Choose the smallest number you can get away with
You need to apply the Goldilocks principle to severity levels.
You don't want too few: they won't capture the nuance between different incidents effectively. You don't want too many: they'll be confusing and hard to discern the boundaries between — ultimately, losing power as a communication mechanism.
You want it just right. 3-5 severity levels is the right amount in our experience. Startups should start with 3, and add severity levels as the maximum possible impact size increases through company and product growth.
Choose human words over code words
Prefer human words like Low, Medium, over codewords like SEV-1 or P1. Some people will expect P1 to be more severe than P5 and others, well, won’t! 🙈
Human words communicate these clearly with little room for misinterpretation: important in a stressful situation.
Our recommended severities #
Despite approaching severity levels from first principles, we often see most organizations ending up with very similar severity levels. We recommend adopting the following tried-and-tested severity levels:
- Minor: Issues with low impact, which can usually be handled within working hours. Most customers are unlikely to notice any problems (e.g. a slight drop in application performance).
- Major: Issues causing significant impact. Immediate response is usually required. Some workarounds are available that cause negative impact to customers (e.g. an important sub-system failing).
- Critical: Issues causing very high impact to customers.
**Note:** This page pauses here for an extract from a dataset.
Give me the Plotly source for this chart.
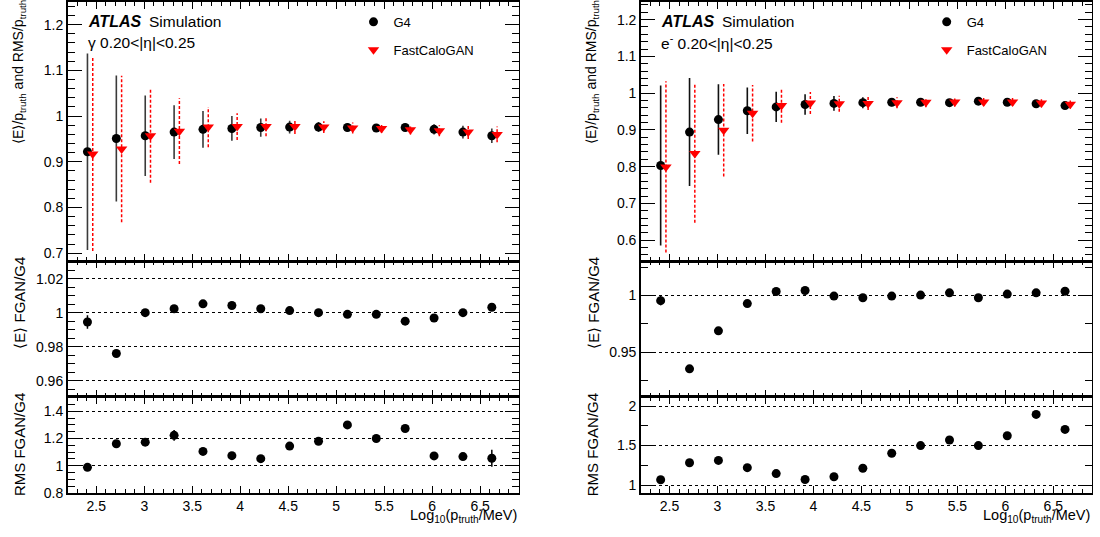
import plotly.graph_objects as go

# ---------------- data ----------------
log10_ptruth = [2.408, 2.709, 3.010, 3.311, 3.612, 3.913, 4.214, 4.515,
                4.816, 5.117, 5.418, 5.719, 6.020, 6.321, 6.622]

# photons (left)
g4_mean_gam = [0.922, 0.951, 0.957, 0.965, 0.971, 0.973, 0.975, 0.976,
               0.976, 0.975, 0.974, 0.975, 0.971, 0.965, 0.957]
g4_rms_gam = [0.215, 0.138, 0.088, 0.059, 0.040, 0.027, 0.020, 0.014,
              0.011, 0.009, 0.008, 0.008, 0.011, 0.014, 0.016]
fgan_mean_gam = [0.917, 0.928, 0.957, 0.967, 0.976, 0.977, 0.977, 0.977,
                 0.976, 0.974, 0.973, 0.970, 0.968, 0.965, 0.960]
fgan_rms_gam = [0.212, 0.160, 0.103, 0.072, 0.044, 0.029, 0.021, 0.016,
                0.013, 0.012, 0.010, 0.010, 0.012, 0.015, 0.017]
ratio_mean_gam = [0.9945, 0.976, 1.000, 1.0023, 1.0052, 1.0042, 1.0023, 1.0012,
                  1.000, 0.999, 0.999, 0.995, 0.9969, 1.000, 1.0032]
ratio_mean_err_gam = [0.004, 0.001, 0.0008, 0.0006, 0.0005, 0.0005, 0.0005, 0.0005,
                      0.0005, 0.0005, 0.0005, 0.0005, 0.0005, 0.0005, 0.0006]
ratio_rms_gam = [0.988, 1.161, 1.173, 1.223, 1.105, 1.074, 1.052, 1.144,
                 1.180, 1.300, 1.200, 1.273, 1.072, 1.067, 1.055]
ratio_rms_err_gam = [0.01, 0.015, 0.015, 0.04, 0.01, 0.01, 0.01, 0.01,
                     0.01, 0.01, 0.01, 0.01, 0.01, 0.015, 0.063]

# electrons (right)
g4_mean_ele = [0.803, 0.894, 0.928, 0.952, 0.9625, 0.969, 0.972, 0.974,
               0.975, 0.975, 0.974, 0.978, 0.975, 0.971, 0.966]
g4_rms_ele = [0.218, 0.147, 0.096, 0.063, 0.041, 0.028, 0.020, 0.015,
              0.011, 0.009, 0.008, 0.007, 0.007, 0.006, 0.007]
fgan_mean_ele = [0.799, 0.836, 0.899, 0.945, 0.966, 0.973, 0.971, 0.972,
                 0.974, 0.975, 0.976, 0.976, 0.976, 0.973, 0.970]
fgan_rms_ele = [0.233, 0.189, 0.126, 0.077, 0.047, 0.030, 0.022, 0.018,
                0.015, 0.0135, 0.0126, 0.0105, 0.0114, 0.0114, 0.012]
ratio_mean_ele = [0.9954, 0.9353, 0.9688, 0.9928, 1.0035, 1.0043, 0.9994, 0.998,
                  0.9994, 1.0003, 1.0023, 0.998, 1.0012, 1.0023, 1.0037]
ratio_mean_err_ele = [0.004, 0.001, 0.001, 0.0007, 0.0006, 0.0005, 0.0005, 0.0005,
                      0.0005, 0.0005, 0.0005, 0.0005, 0.0005, 0.0005, 0.0005]
ratio_rms_ele = [1.067, 1.283, 1.312, 1.220, 1.145, 1.070, 1.105, 1.213,
                 1.403, 1.500, 1.570, 1.500, 1.625, 1.895, 1.705]
ratio_rms_err_ele = [0.01, 0.01, 0.01, 0.01, 0.01, 0.01, 0.01, 0.01,
                     0.01, 0.01, 0.01, 0.01, 0.01, 0.01, 0.01]

labels_particle = ["γ 0.20<|η|<0.25", "e<sup>-</sup> 0.20<|η|<0.25"]
series_names = ["G4", "FastCaloGAN"]

# ---------------- layout geometry (pixels) ----------------
W, H = 1100, 537
FGAN_SHIFT = 0.055
X_RANGE = [2.2, 6.9]
COLS = [(67.5, 518.5), (640.7, 1091.7)]
ROWS = [(2, 265), (265, 403), (403, 500.5)]
YR = [
    [[0.683, 1.2496], [0.9505, 1.0303], [0.799, 1.505]],
    [[0.543, 1.248], [0.9105, 1.0303], [0.899, 2.115]],
]
YT = [
    [(0.1, 0.02), (0.02, 0.005), (0.2, 0.05)],
    [(0.1, 0.02), (0.05, 0.025), (0.5, 0.25)],
]

FONT = "Liberation Sans, Arial, sans-serif"

fig = go.Figure()

charts = [
    dict(g4m=g4_mean_gam, g4r=g4_rms_gam, fm=fgan_mean_gam, fr=fgan_rms_gam,
         rm=ratio_mean_gam, rme=ratio_mean_err_gam, rr=ratio_rms_gam, rre=ratio_rms_err_gam,
         errcol="#3a3a3a"),
    dict(g4m=g4_mean_ele, g4r=g4_rms_ele, fm=fgan_mean_ele, fr=fgan_rms_ele,
         rm=ratio_mean_ele, rme=ratio_mean_err_ele, rr=ratio_rms_ele, rre=ratio_rms_err_ele,
         errcol="#111111"),
]

layout_axes = {}
for c, ch in enumerate(charts):
    leg = "legend" if c == 0 else "legend2"
    for r in range(3):
        idx = 1 + 3 * c + r
        xa = "x" if idx == 1 else f"x{idx}"
        ya = "y" if idx == 1 else f"y{idx}"
        x0, x1 = COLS[c]
        y0, y1 = ROWS[r]
        major, minor = YT[c][r]
        layout_axes["xaxis" if idx == 1 else f"xaxis{idx}"] = dict(
            domain=[x0 / W, x1 / W], anchor=ya, range=X_RANGE,
            showline=True, linecolor="black", linewidth=1.5, mirror="allticks",
            ticks="inside", ticklen=7, tickwidth=1, tickcolor="black",
            tick0=0, dtick=0.5, showgrid=False, zeroline=False,
            minor=dict(ticks="inside", ticklen=4, dtick=0.1, tickcolor="black", showgrid=False),
            showticklabels=(r == 2),
            tickfont=dict(family=FONT, size=14, color="black"),
        )
        layout_axes["yaxis" if idx == 1 else f"yaxis{idx}"] = dict(
            domain=[1 - y1 / H, 1 - y0 / H], anchor=xa, range=YR[c][r],
            showline=True, linecolor="black", linewidth=1.5, mirror="allticks",
            ticks="inside", ticklen=14, tickwidth=1, tickcolor="black",
            tick0=0, dtick=major, zeroline=False,
            showgrid=(r > 0), gridcolor="black", griddash="dot", gridwidth=1,
            minor=dict(ticks="inside", ticklen=7, dtick=minor, tickcolor="black", showgrid=False),
            tickfont=dict(family=FONT, size=14, color="black"),
        )

    xt = "x" if c == 0 else f"x{1 + 3 * c}"
    yt = "y" if c == 0 else f"y{1 + 3 * c}"
    # G4 mean with RMS bars
    fig.add_trace(go.Scatter(
        x=log10_ptruth, y=ch["g4m"], mode="markers", name=series_names[0],
        xaxis=xt, yaxis=yt, legend=leg, legendgroup=f"g4{c}",
        marker=dict(symbol="circle", size=9, color="black"),
        error_y=dict(type="data", array=ch["g4r"], width=0, thickness=1.6, color=ch["errcol"]),
    ))
    # FastCaloGAN dashed RMS bars
    ex, ey = [], []
    for xv, m, s in zip(log10_ptruth, ch["fm"], ch["fr"]):
        ex += [xv + FGAN_SHIFT, xv + FGAN_SHIFT, None]
        ey += [m - s, m + s, None]
    fig.add_trace(go.Scatter(
        x=ex, y=ey, mode="lines", xaxis=xt, yaxis=yt, showlegend=False,
        line=dict(color="red", width=1.5, dash="3px,2px"), hoverinfo="skip",
    ))
    fig.add_trace(go.Scatter(
        x=[v + FGAN_SHIFT for v in log10_ptruth], y=ch["fm"], mode="markers",
        name=series_names[1], xaxis=xt, yaxis=yt, legend=leg, legendgroup=f"fg{c}",
        marker=dict(symbol="triangle-down", size=10, color="red"),
    ))
    # ratio panels
    for r, (vals, errs) in enumerate([(ch["rm"], ch["rme"]), (ch["rr"], ch["rre"])], start=1):
        idx = 1 + 3 * c + r
        fig.add_trace(go.Scatter(
            x=log10_ptruth, y=vals, mode="markers", xaxis=f"x{idx}", yaxis=f"y{idx}",
            showlegend=False, marker=dict(symbol="circle", size=9, color="black"),
            error_y=dict(type="data", array=errs, width=0, thickness=1.5, color="black"),
        ))

annotations = []
for c in range(2):
    x0, x1 = COLS[c]
    # ATLAS label
    annotations.append(dict(x=(x0 + 18) / W, y=1 - 22 / H, xref="paper", yref="paper",
                            xanchor="left", yanchor="middle", showarrow=False,
                            text="<b><i>ATLAS</i></b>",
                            font=dict(family=FONT, size=16, color="black")))
    annotations.append(dict(x=(x0 + 79) / W, y=1 - 22 / H, xref="paper", yref="paper",
                            xanchor="left", yanchor="middle", showarrow=False,
                            text="Simulation",
                            font=dict(family=FONT, size=15.5, color="black")))
    annotations.append(dict(x=(x0 + 18) / W, y=1 - 43 / H, xref="paper", yref="paper",
                            xanchor="left", yanchor="middle", showarrow=False,
                            text=labels_particle[c],
                            font=dict(family=FONT, size=15.5, color="black")))
    # y titles
    tx = (x0 - 48) / W
    annotations.append(dict(x=tx, y=1.003, xref="paper", yref="paper",
                            xanchor="center", yanchor="top", showarrow=False, textangle=-90,
                            text="⟨E⟩/p<sub>truth</sub> and RMS/p<sub>truth</sub>",
                            font=dict(family=FONT, size=14, color="black")))
    annotations.append(dict(x=tx, y=1 - 259 / H, xref="paper", yref="paper",
                            xanchor="center", yanchor="top", showarrow=False, textangle=-90,
                            text="⟨E⟩ FGAN/G4",
                            font=dict(family=FONT, size=15, color="black")))
    annotations.append(dict(x=tx, y=1 - 397 / H, xref="paper", yref="paper",
                            xanchor="center", yanchor="top", showarrow=False, textangle=-90,
                            text="RMS FGAN/G4",
                            font=dict(family=FONT, size=15, color="black")))
    # x title
    annotations.append(dict(x=x1 / W, y=1 - 513 / H, xref="paper", yref="paper",
                            xanchor="right", yanchor="top", showarrow=False,
                            text="Log<sub>10</sub>(p<sub>truth</sub>/MeV)",
                            font=dict(family=FONT, size=14.5, color="black")))

legend_common = dict(xanchor="left", yanchor="top", bgcolor="rgba(0,0,0,0)",
                     font=dict(family=FONT, size=13, color="black"),
                     traceorder="grouped", tracegroupgap=8, borderwidth=0)

fig.update_layout(
    width=W, height=H, margin=dict(l=0, r=0, t=0, b=0),
    paper_bgcolor="white", plot_bgcolor="white",
    showlegend=True, hovermode=False,
    legend=dict(x=(COLS[0][0] + 286) / W, y=1 - 7 / H, **legend_common),
    legend2=dict(x=(COLS[1][0] + 286) / W, y=1 - 7 / H, **legend_common),
    annotations=annotations,
    **layout_axes,
)

fig.write_html("out.html",
               config={"displayModeBar": False, "staticPlot": True},
               post_script="document.body.style.margin='0px';document.body.style.overflow='hidden';")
Immediate response is required (e.g. a full outage or data breach).
There's a clear distinction between levels: enough for nuance, but not too many to overload responders that are trying to decide which severity applies.
Use these levels as a starting place, and customize the description to your organization.
As discussed in Defining an incident, we believe incidents are for the whole organization.
It’s important to share severities (e.g. Minor/Major/Critical) so that everyone can align on what the priority is, and so it’s possible to aggregate incidents meaningfully across different teams.
It can be useful to provide some contextual information to describe what each severity means in different contexts. This should include some explanation, and potentially also an example or two to help crystallise the severities.
Changing the severity of an incident #
As we’ve mentioned, severities are a coarse mechanism for modelling the impact of an incident, and a mechanism for triggering certain actions and processes. In the interest of pragmatism, it’s worth highlighting that severities do not need to be fixed throughout the lifetime on the incident.
Many organizations have processes in place to deal with the aftermath of high severity incidents. That might mean reporting to the board, a regulator, or implementing a more heavyweight process around follow-up actions. If an incident was misclassified, you might end up triggering processes and work that needn’t happen and don’t serve the best interest of the organization.
When the dust has settled, it’s entirely reasonable to recategorise based on the information you have to hand. We’d suggest keeping track of the original and updated severities together though, as both are useful data points for learning.